Photo: Wikimedia Commons/National Institutes of Health (NIH)

Food Allergies

Several studies show a link between soy consumption and an increase in food allergies. This may be a contributing factor to why food allergies seem to be so much more rampant today than in past decades before soy was used as a food additive staple.

Blocked Absorption

Soybeans contain something called “anti-nutrients” (oxalates, saponins, phytic acid, and enzyme inhibitors, such as trypsin) that impair, or even block, nutrient absorption and also impair the body’s ability to digest protein. Also, soy intake increases the body’s need for iodine and vitamin D, which many people are already lacking in.

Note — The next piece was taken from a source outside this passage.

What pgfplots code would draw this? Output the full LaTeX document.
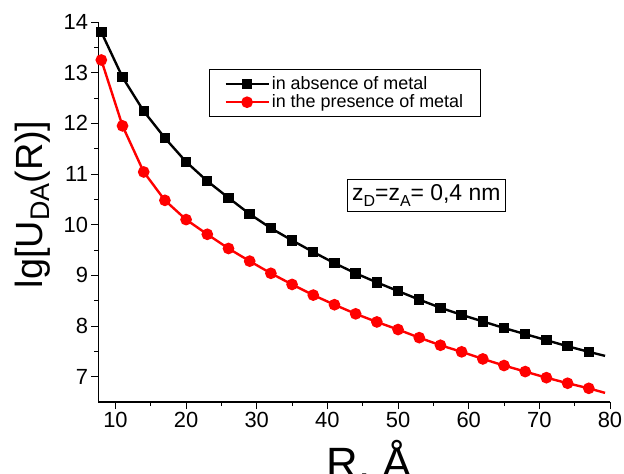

Photo: Wikimedia Commons/Cécily Lucas, Nicolas Barnich and Hang Thi Thu Nguyen

Cancer Risk

This is the big one. For years, soy was touted as an “anti-cancer” food. Unfortunately, more recent research suggests the exact opposite. Studies show a strong correlation between soy protein intake and numerous cancers, such as colorectal, stomach, bladder, and others.

Now What?

Now that soy has been thoroughly defamed, does that mean it should be avoided forever? Not necessarily. Soy consumption can be less harmful if a few precautions are taken:

  • Make sure that any soy consumed is in its fermented state. Fermentation of soy helps to reduce many of the dangers discussed above
  • Eat only organically grown soy that isn’t GMO and contaminated with glyphosate
  • Avoid soy that is heavily processed, and try to eat soy in its whole food form

Some examples of fermented organic soy include:

  • Soy sauce – fermented soybeans and salt. Usually contains wheat and other additives, however
  • Tamari sauce – often a wheat-free alternative to soy sauce
  • Miso – a paste made from fermented soy, often used in soups
  • Natto – fermented soybeans rich in healthy bacteria and vitamin K-12
  • Tempah – fermented soybeans formed into “cakes” that can be used as alternatives to meat in cooked dishes

In spite of all the questions surrounding the safety of soy, it’s still widely used in an abundance of products. Consumers concerned with their intake of or exposure to soy need to be diligent about reading nutritional labels, and researching where their food comes from, as this will help to facilitate the best decisions for overall health.